Plants recognize certain elicitors from insect oral secretions (OS) which enter through wounds during insect feeding in plant tissue and trigger a chain of interlinked signaling pathways involved in the synthesis of defensive metabolites. Mitogen-activated protein kinases (MAPKs) are ubiquitously present in all eukaryotic organisms and are actively engaged in many cellular processes of normal growth and stress responses. Insect OS activates the two types of MAPKs, salicylic acid-induced protein kinase (SIPK) and wound-induced protein kinase (WIPK) in plants. MAPKs are important in active regulation of the insect herbivore-induced dynamics of phytohormones, jasmonic acid, ethylene, and salicylic acid. MAPKs are also required for transcriptional activation of herbivore defense-related genes and accumulation of defensive metabolites [11]. Induced defense is maintained by signaling processes that regulate the downstream responses to insect-herbivore specific cues, including transcriptional activation of genes that encode enzymes involved in the synthesis of defense metabolites [39]. The activation of MAPKs, which modulate phytohormone levels and restructure the transcriptome and proteome in preparing for plant defense, is the most crucial process in signaling after insect attack.
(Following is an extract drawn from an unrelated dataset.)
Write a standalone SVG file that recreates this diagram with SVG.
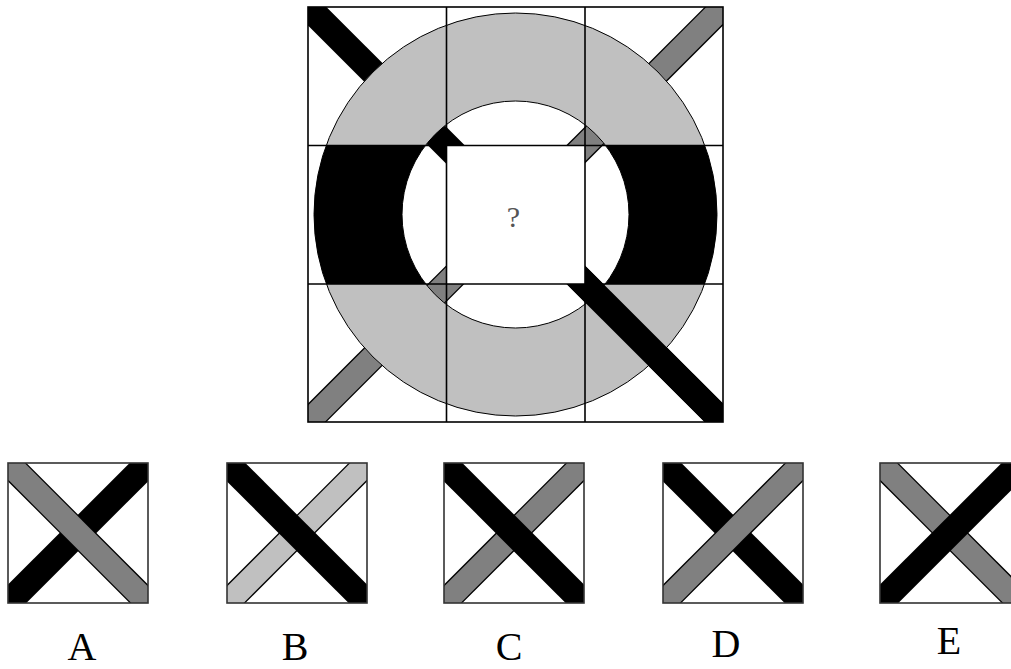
<svg xmlns="http://www.w3.org/2000/svg" width="1011" height="669" viewBox="0 0 1011 669">
<style>
.grid{fill:none;stroke:#000;stroke-width:1.6}
.box{fill:none;stroke:#333;stroke-width:1.6}
.blk{stroke:#000;stroke-width:26}
.edge{stroke:#000;stroke-width:26}
.dg{stroke:#808080;stroke-width:23.5}
.lg{stroke:#c0c0c0;stroke-width:23.5}
.lbl{font-family:"Liberation Serif","Times New Roman",serif;font-size:40px;fill:#000;text-anchor:middle}
</style>
<defs>
<clipPath id="gridclip"><rect x="308" y="7" width="415" height="415"/></clipPath>
<clipPath id="tb"><rect x="300" y="0" width="430" height="145.5"/><rect x="300" y="284" width="430" height="145"/></clipPath>
<clipPath id="mid"><rect x="300" y="145.5" width="430" height="138.5"/></clipPath>
<clipPath id="brc"><rect x="560" y="260" width="163" height="162"/></clipPath>
<clipPath id="box"><rect x="0" y="0" width="140" height="140"/></clipPath>
<path id="ring" d="M515.5 13 A201.5 201.5 0 1 1 515.5 416 A201.5 201.5 0 1 1 515.5 13 Z M515.5 101 A113.5 113.5 0 1 0 515.5 328 A113.5 113.5 0 1 0 515.5 101 Z"/>
</defs>
<rect width="1011" height="669" fill="#fff"/>
<g id="matrix">
<g clip-path="url(#gridclip)">
<line class="blk" x1="290" y1="-11" x2="741" y2="440"/>
<line class="edge" x1="741" y1="-11" x2="290" y2="440"/>
<line class="dg" x1="741" y1="-11" x2="290" y2="440"/>
</g>
<use href="#ring" fill="#c0c0c0" fill-rule="evenodd" clip-path="url(#tb)"/>
<use href="#ring" fill="#000" fill-rule="evenodd" clip-path="url(#mid)"/>
<circle cx="515.5" cy="214.5" r="201.5" fill="none" stroke="#000" stroke-width="1"/>
<circle cx="515.5" cy="214.5" r="113.5" fill="none" stroke="#000" stroke-width="1"/>
<g clip-path="url(#brc)">
<line class="blk" x1="290" y1="-11" x2="741" y2="440"/>
</g>
<rect x="446.5" y="145.5" width="138.5" height="138.5" fill="#fff"/>
<text x="513.5" y="227" font-family="Liberation Serif, serif" font-size="30" fill="#555" text-anchor="middle">?</text>
<rect class="grid" x="308" y="7" width="415" height="415"/>
<line class="grid" x1="446.5" y1="7" x2="446.5" y2="422"/>
<line class="grid" x1="585" y1="7" x2="585" y2="422"/>
<line class="grid" x1="308" y1="145.5" x2="723" y2="145.5"/>
<line class="grid" x1="308" y1="284" x2="723" y2="284"/>
</g>
<g id="optA" transform="translate(8,463)">
<g clip-path="url(#box)">
<line class="blk" x1="160" y1="-20" x2="-20" y2="160"/>
<line class="edge" x1="-20" y1="-20" x2="160" y2="160"/>
<line class="dg" x1="-20" y1="-20" x2="160" y2="160"/>
</g>
<rect class="box" x="0" y="0" width="140" height="140"/>
</g>
<g id="optB" transform="translate(227,463)">
<g clip-path="url(#box)">
<line class="edge" x1="160" y1="-20" x2="-20" y2="160"/>
<line class="lg" x1="160" y1="-20" x2="-20" y2="160"/>
<line class="blk" x1="-20" y1="-20" x2="160" y2="160"/>
</g>
<rect class="box" x="0" y="0" width="140" height="140"/>
</g>
<g id="optC" transform="translate(444,463)">
<g clip-path="url(#box)">
<line class="edge" x1="160" y1="-20" x2="-20" y2="160"/>
<line class="dg" x1="160" y1="-20" x2="-20" y2="160"/>
<line class="blk" x1="-20" y1="-20" x2="160" y2="160"/>
</g>
<rect class="box" x="0" y="0" width="140" height="140"/>
</g>
<g id="optD" transform="translate(663,463)">
<g clip-path="url(#box)">
<line class="blk" x1="-20" y1="-20" x2="160" y2="160"/>
<line class="edge" x1="160" y1="-20" x2="-20" y2="160"/>
<line class="dg" x1="160" y1="-20" x2="-20" y2="160"/>
</g>
<rect class="box" x="0" y="0" width="140" height="140"/>
</g>
<g id="optE" transform="translate(880,463)">
<g clip-path="url(#box)">
<line class="edge" x1="-20" y1="-20" x2="160" y2="160"/>
<line class="dg" x1="-20" y1="-20" x2="160" y2="160"/>
<line class="blk" x1="160" y1="-20" x2="-20" y2="160"/>
</g>
<rect class="box" x="0" y="0" width="140" height="140"/>
</g>
<g id="labels">
<text class="lbl" x="82" y="660">A</text>
<text class="lbl" x="295" y="660">B</text>
<text class="lbl" x="509" y="660">C</text>
<text class="lbl" x="726" y="657">D</text>
<text class="lbl" x="949" y="654">E</text>
</g>
</svg>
Herbivore-associated molecular patterns (HAMPs) include all herbivore-induced signaling metabolites recognized by the host plants and, thus, elicit defense responses [40]. Insect OS-containing elicitors are the most explored HAMPs in understanding herbivore-plant interactions [28]. These elicitors activate insect-specific responses when they enter into plant tissue during insect feeding. The first elicitor identified in the armyworm Spodoptera exigua oral secretions was N-(17-hydroxy linolenoyl)-l-glutamine (volicitin). Volicitin can induce volatiles in maize to attract parasitoids of S. exigua [41]. Fatty acid-amino acid conjugates (FACs), structurally similar to volicitin, were reported from OS Manduca sexta larvae [42]. Application of FACs to wounds, mimicking caterpillar feeding, activates insect-specific responses in plants, including the enhanced concentration of jasmonic acid (JA), ethylene (ET) and salicylic acid (SA) and reshaping of the transcriptome [43]. FACs are elicitors that activate MAPK signaling [39]. Focused research is needed to understand how elicitors activate defense signaling (e.g., MAPKs) and downregulate defense reactions in plants. In view of the complexity of insect-herbivore interactions, there is potential for the existence of several insect-derived elicitors, which may trigger insect-specific defense response in a particular plant species.